Not to sound like a jerk but the only answer i have is...maybe? It depends on the light requirements of your plants and the amount of lumens your LED strip light put out. I personally prefer compact fluorescent or high end LED's that put out 6500K light. That is the natural temp of sunlight and it's got a bit of a bluish tint to it not like the warm or soft white light from regular bulbs. There are some very nice LED lights that will produce amazing plant growth. Arcadia manufactures some nice ones and they should be available in Europe.
Now, once  you have the lights set up, we expect pictures of your shelves.

Reactions: Agree 2


----------



## VukSRB (Dec 2, 2020)

Frogdaddy said:


> Not to sound like a jerk but the only answer i have is...maybe? It depends on the light requirements of your plants and the amount of lumens your LED strip light put out. I personally prefer compact fluorescent or high end LED's that put out 6500K light. That is the natural temp of sunlight and it's got a bit of a bluish tint to it not like the warm or soft white light from regular bulbs. There are some very nice LED lights that will produce amazing plant growth. Arcadia manufactures some nice ones and they should be available in Europe.
> Now, once  you have the lights set up, we expect pictures of your shelves.
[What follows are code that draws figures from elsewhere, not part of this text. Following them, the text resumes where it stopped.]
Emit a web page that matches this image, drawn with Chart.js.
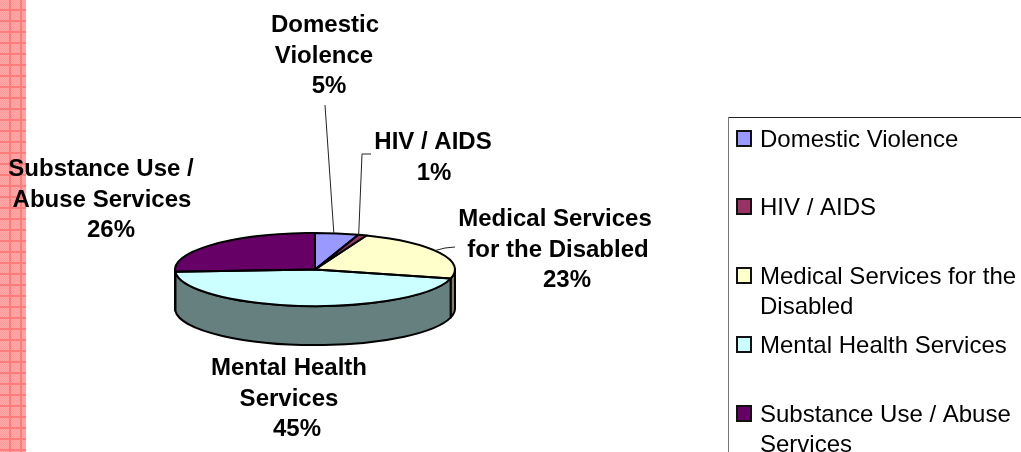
<!DOCTYPE html>
<html>
<head>
<meta charset="utf-8">
<style>
  html, body { margin: 0; padding: 0; background: #fff; overflow: hidden; }
  #wrap { position: relative; width: 1021px; height: 452px; }
  /* pink ruled strip down the left edge */
  #strip {
    position: absolute; left: 0; top: 0; width: 26px; height: 452px;
    background-color: #ff9c9c;
    background-image:
      linear-gradient(to right, transparent 9.5px, #ff7c7c 9.5px, #ff7c7c 11px, transparent 11px),
      linear-gradient(to bottom, transparent 9.5px, #ff7c7c 9.5px, #ff7c7c 11px, transparent 11px),
      repeating-conic-gradient(#ffacac 0 25%, #ff9a9a 0 50%);
    background-size: 11px 11px, 11px 11px, 2px 2px;
  }
  canvas { position: absolute; left: 0; top: 0; }
</style>
</head>
<body>
<div id="wrap">
  <div id="strip"></div>
  <canvas id="pie_chart" width="1021" height="452"></canvas>
</div>
<script src="https://cdn.jsdelivr.net/npm/chart.js@4"></script>
<script>
const categories = ['Domestic Violence', 'HIV / AIDS', 'Medical Services for the Disabled', 'Mental Health Services', 'Substance Use / Abuse Services'];
const values = [5, 1, 23, 45, 26];
const colors = ['#9999ff', '#993366', '#ffffcc', '#ccffff', '#660066'];
const wallColors = ['#666699', '#662244', '#808066', '#668080', '#440044'];

const squash = 0.261;   // vertical flattening of the pie
const depth = 39;       // height of the side wall
const font = '"Liberation Sans", Arial, sans-serif';

// outside labels: text lines, centre x of each line, first baseline, leader route
// anchor is how far along the slice the leader starts
const sliceLabels = [
  { lines: ['Domestic', 'Violence', values[0] + '%'], x: [325, 324, 329], y: 32, anchor: 0.43, elbow: [[325, 105]] },
  { lines: ['HIV / AIDS', values[1] + '%'], x: [433, 434], y: 149, anchor: 0.05, elbow: [[362, 154], [371, 154]] },
  { lines: ['Medical Services', 'for the Disabled', values[2] + '%'], x: [555, 558, 567], y: 226, anchor: 0.45, elbow: [[445, 248], [455, 247]] },
  { lines: ['Mental Health', 'Services', values[3] + '%'], x: [289, 289, 297], y: 375, anchor: 0, elbow: null },
  { lines: ['Substance Use /', 'Abuse Services', values[4] + '%'], x: [101, 102, 111], y: 176, anchor: 0, elbow: null }
];

// legend rows: wrapped text and the y of each line's middle
const legendRows = [
  { lines: ['Domestic Violence'], y: [140] },
  { lines: ['HIV / AIDS'], y: [208] },
  { lines: ['Medical Services for the', 'Disabled'], y: [277, 307] },
  { lines: ['Mental Health Services'], y: [346] },
  { lines: ['Substance Use / Abuse', 'Services'], y: [415, 445] }
];

function arcPath(ctx, arc, from, to) {
  // chart angles, ellipse flattened around the pie centre
  ctx.ellipse(arc.x, arc.y, arc.outerRadius, arc.outerRadius * squash, 0, from, to);
}

// flattens the slices while Chart.js draws them, adds the wall below
const tiltPlugin = {
  id: 'tilt',
  beforeDatasetsDraw(chart) {
    const ctx = chart.ctx;
    const arcs = chart.getDatasetMeta(0).data;
    ctx.save();
    ctx.lineJoin = 'round';
    arcs.forEach((arc, i) => {
      // only the front half of the rim is visible (0 to PI in canvas angles)
      const from = Math.max(arc.startAngle, 0);
      const to = Math.min(arc.endAngle, Math.PI);
      if (to <= from) return;
      const rx = arc.outerRadius, ry = rx * squash;
      ctx.beginPath();
      ctx.ellipse(arc.x, arc.y, rx, ry, 0, from, to);
      ctx.ellipse(arc.x, arc.y + depth, rx, ry, 0, to, from, true);
      ctx.closePath();
      ctx.fillStyle = wallColors[i];
      ctx.fill();
      ctx.lineWidth = 2;
      ctx.strokeStyle = '#000';
      ctx.stroke();
    });
    ctx.restore();
    ctx.save();
    const a = arcs[0];
    ctx.translate(a.x, a.y);
    ctx.scale(1, squash);
    ctx.translate(-a.x, -a.y);
  },
  afterDatasetsDraw(chart) {
    const ctx = chart.ctx;
    ctx.restore();
    const arcs = chart.getDatasetMeta(0).data;
    // slice outlines, stroked unscaled so the line stays even
    ctx.save();
    ctx.strokeStyle = '#000';
    ctx.lineWidth = 2;
    ctx.lineJoin = 'round';
    arcs.forEach(arc => {
      ctx.beginPath();
      ctx.moveTo(arc.x, arc.y);
      arcPath(ctx, arc, arc.startAngle, arc.endAngle);
      ctx.closePath();
      ctx.stroke();
    });
    ctx.restore();
    drawLeaders(ctx, arcs);
    drawSliceLabels(ctx);
    drawLegend(ctx);
  }
};

function drawLeaders(ctx, arcs) {
  ctx.save();
  ctx.strokeStyle = '#222';
  ctx.lineWidth = 1;
  sliceLabels.forEach((label, i) => {
    if (!label.elbow) return;
    const arc = arcs[i];
    const at = arc.startAngle + (arc.endAngle - arc.startAngle) * label.anchor;
    ctx.beginPath();
    ctx.moveTo(arc.x + arc.outerRadius * Math.cos(at), arc.y + arc.outerRadius * squash * Math.sin(at));
    label.elbow.forEach(p => ctx.lineTo(p[0], p[1]));
    ctx.stroke();
  });
  ctx.restore();
}

function drawSliceLabels(ctx) {
  ctx.save();
  ctx.fillStyle = '#000';
  ctx.font = 'bold 24px ' + font;
  ctx.textAlign = 'center';
  ctx.textBaseline = 'alphabetic';
  sliceLabels.forEach(label => {
    label.lines.forEach((line, i) => ctx.fillText(line, label.x[i], label.y + i * 30.5));
  });
  ctx.restore();
}

function drawLegend(ctx) {
  ctx.save();
  // frame runs off the right and bottom of the page
  ctx.lineWidth = 1;
  ctx.beginPath();
  ctx.moveTo(1021, 117.5);
  ctx.lineTo(728.5, 117.5);
  ctx.strokeStyle = '#222';
  ctx.stroke();
  ctx.beginPath();
  ctx.moveTo(728.5, 117);
  ctx.lineTo(728.5, 452);
  ctx.strokeStyle = '#777';
  ctx.stroke();

  ctx.font = '24px ' + font;
  ctx.textAlign = 'left';
  ctx.textBaseline = 'middle';
  legendRows.forEach((row, i) => {
    const top = row.y[0] - 9;
    ctx.fillStyle = colors[i];
    ctx.fillRect(737, top, 14, 15);
    ctx.strokeStyle = '#111';
    ctx.lineWidth = 2;
    ctx.strokeRect(737, top, 14, 15);
    ctx.fillStyle = '#000';
    row.lines.forEach((line, j) => ctx.fillText(line, 760, row.y[j]));
  });
  ctx.restore();
}

new Chart(document.getElementById('pie_chart').getContext('2d'), {
  type: 'pie',
  data: {
    labels: categories,
    datasets: [{
      data: values,
      backgroundColor: colors,
      borderWidth: 0
    }]
  },
  options: {
    responsive: false,
    animation: false,
    radius: 140,
    layout: { padding: { left: 0, right: 391, top: 87, bottom: 0 } },
    plugins: { legend: { display: false }, tooltip: { enabled: false } }
  },
  plugins: [tiltPlugin]
});
</script>
</body>
</html>
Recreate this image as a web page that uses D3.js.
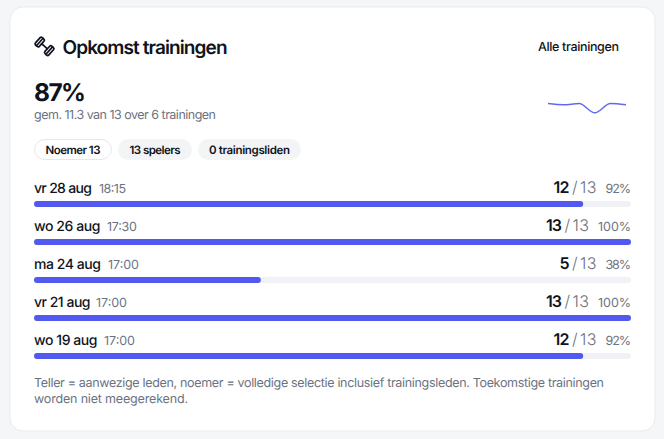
<!DOCTYPE html>
<html><head><meta charset="utf-8">
<script src="https://cdn.jsdelivr.net/npm/d3@7"></script>
<style>html,body{margin:0;padding:0;background:#f5f6f8}svg{display:block}text{font-family:"Inter","Noto Sans",sans-serif;text-rendering:geometricPrecision}</style>
</head><body><svg id="c" width="664" height="439"></svg>
<script>
const dates=["vr 28 aug","wo 26 aug","ma 24 aug","vr 21 aug","wo 19 aug"];
const times=["18:15","17:30","17:00","17:00","17:00"];
const present=[12,13,5,13,12];
const total=[13,13,13,13,13];
const pct=[92,100,38,100,92];
const spark=[100,92,100,38,100,92];
const chips=["Noemer 13","13 spelers","0 trainingsliden"];
const noteLines=["Teller = aanwezige leden, noemer = volledige selectie inclusief trainingsleden. Toekomstige trainingen","worden niet meegerekend."];

const svg=d3.select("#c");
const ink="#0f1320",grey="#6b7280",accent="#5159ee",track="#f1f2f5";
function T(x,y,s,size,weight,fill,w,anchor){
  const t=svg.append("text").attr("x",x).attr("y",y).text(s).attr("font-size",size).attr("font-weight",weight).attr("fill",fill).attr("text-anchor",anchor||"start");
  if(w){t.attr("textLength",w).attr("lengthAdjust","spacing");}
  return t;
}
svg.append("rect").attr("x",10).attr("y",7).attr("width",645).attr("height",424).attr("rx",13).attr("fill","#fff").attr("stroke","#e9ebf0").attr("stroke-width",1);

// dumbbell icon: two plates on a short bar, along the diagonal
const ic=svg.append("g").attr("transform","translate(44.5,46.3) rotate(42)").attr("fill","none").attr("stroke",ink).attr("stroke-width",1.7).attr("stroke-linejoin","round").attr("stroke-linecap","round");
[-1,1].forEach(s=>{
  ic.append("rect").attr("x",s<0?-9:3.8).attr("y",-5).attr("width",5.2).attr("height",10).attr("rx",1.5);
  ic.append("path").attr("d",`M${s*6.4} -5V5`);
});
ic.append("path").attr("d","M-3.5 0H3.5");

T(62.5,54,"Opkomst trainingen",19,600,ink,165);
T(538,51,"Alle trainingen",12.5,500,ink,81);
T(34,101,"87%",24.5,700,ink,52);
T(34,119,"gem. 11.3 van 13 over 6 trainingen",12.5,400,grey,182);

const chipX=[34,118,198],chipW=[78,74,103],textW=[55,51,81];
chips.forEach((c,i)=>{
  svg.append("rect").attr("x",chipX[i]+(i?0:.5)).attr("y",i?139:139.5).attr("width",chipW[i]-(i?0:1)).attr("height",i?21:20).attr("rx",10.5)
    .attr("fill",i?"#f3f4f6":"#fff").attr("stroke",i?"none":"#e5e7eb");
  T(chipX[i]+chipW[i]/2,154,c,11.5,600,ink,textW[i],"middle");
});

const sx=d3.scaleLinear().domain([0,spark.length-1]).range([548,626]);
const sy=d3.scaleLinear().domain([38,100]).range([112.8,103.6]);
svg.append("path").attr("d",d3.line().x((d,i)=>sx(i)).y(d=>sy(d)).curve(d3.curveMonotoneX)(spark))
  .attr("fill","none").attr("stroke",accent).attr("stroke-width",1.5).attr("opacity",.9);

const x=d3.scaleLinear().domain([0,100]).range([34,631]);
const y=d3.scaleBand().domain(d3.range(dates.length)).range([201,391]);
const dateWs=[58,66.5,67,56.5,63.5];
const timeXs=[99,107,108,96,104];
const timeWs=[27,30,31,31,31];
dates.forEach((d,i)=>{
  const top=y(i),base=top-8;
  svg.append("rect").attr("x",x(0)).attr("y",top).attr("width",x(100)-x(0)).attr("height",6).attr("rx",3).attr("fill",track);
  svg.append("rect").attr("x",x(0)).attr("y",top).attr("width",x(pct[i])-x(0)).attr("height",6).attr("rx",3).attr("fill",accent);
  T(34,base,d,14,500,ink,dateWs[i]);
  T(timeXs[i],base,times[i],12.5,400,grey,timeWs[i]);
  const pEnd=631, pLeft=pct[i]===100?598:605.5;
  T(pEnd,base,pct[i]+"%",12.5,400,grey,pEnd-pLeft,"end");
  T(pLeft-9,base,total[i],16,300,grey,16.5,"end");
  T(pLeft-28,base,"/",16,300,grey,null,"end");
  T(pLeft-36,base,present[i],16,600,ink,present[i]>9?16:null,"end");
});

noteLines.forEach((l,i)=>T(34,387+i*16,l,12.5,400,grey,i?154:570));
</script></body></html>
Arcadia way over my budget, I saw some 1,5 meter 6500k with 2420lm that are ¼ the cost. Will try with them. Thanks for specification info!

Reactions: Like 1


----------



## liquidfluidity (Apr 28, 2021)

I use the Fluval Plant led strips. Best purchase I've made. The rope lights and strips were just not powerful enough. Their *programability is excellent and useful

* is that a word, lol!

Reactions: Like 1 | Helpful 1


----------



## VukSRB (Apr 29, 2021)

liquidfluidity said:


> I use the Fluval Plant led strips. Best purchase I've made. The rope lights and strips were just not powerful enough. Their *programability is excellent and useful
> 
> * is that a word, lol!


Yea but it's way over my budget I've found led grow lights 3 meters for around 18$ + adapter for power15$ and have put them 2x1,5m on my 1,5m shelf. Plants are growing nicely on all 5 terrariums


----------



## Frogdaddy (Apr 29, 2021)

liquidfluidity said:


> I use the Fluval Plant led strips. Best purchase I've made. The rope lights and strips were just not powerful enough. Their *programability is excellent and useful
> 
> * is that a word, lol!


Have you played with the sunrise/sunset feature?


----------



## liquidfluidity (Apr 29, 2021)

Yes, I am using Pro Mode.

Not sure if you were going to make a suggestion or needed pointers, but Bentley Pascoe, on YouTube,  does a phenomenal review and gives his best Pro Mode settings. I love these lights! They are spendy but I fell into a few good deals. For a more frugal shopper, the Fluval Aquasky is also a ridiculously good light - just not quite as powerful

Reactions: Like 1


----------



## Frogdaddy (Apr 29, 2021)

Yeah I'm looking forward to getting some of these lights. I was hesitant and I didn't want to buy the first generation Fluval manufactured. It seems they have the bugs worked out now. I want to use the Fluval Plant 3.0 to replace my Finnex Planted+. I love those lights but they aren't as powerful as the Fluval are. Lower PAR readings, but they do grow plants nicely.


----------



## Dandrobates (Apr 29, 2021)

I love my fluval fresh and plant. They consistently outperform my cheaper LED lights.


----------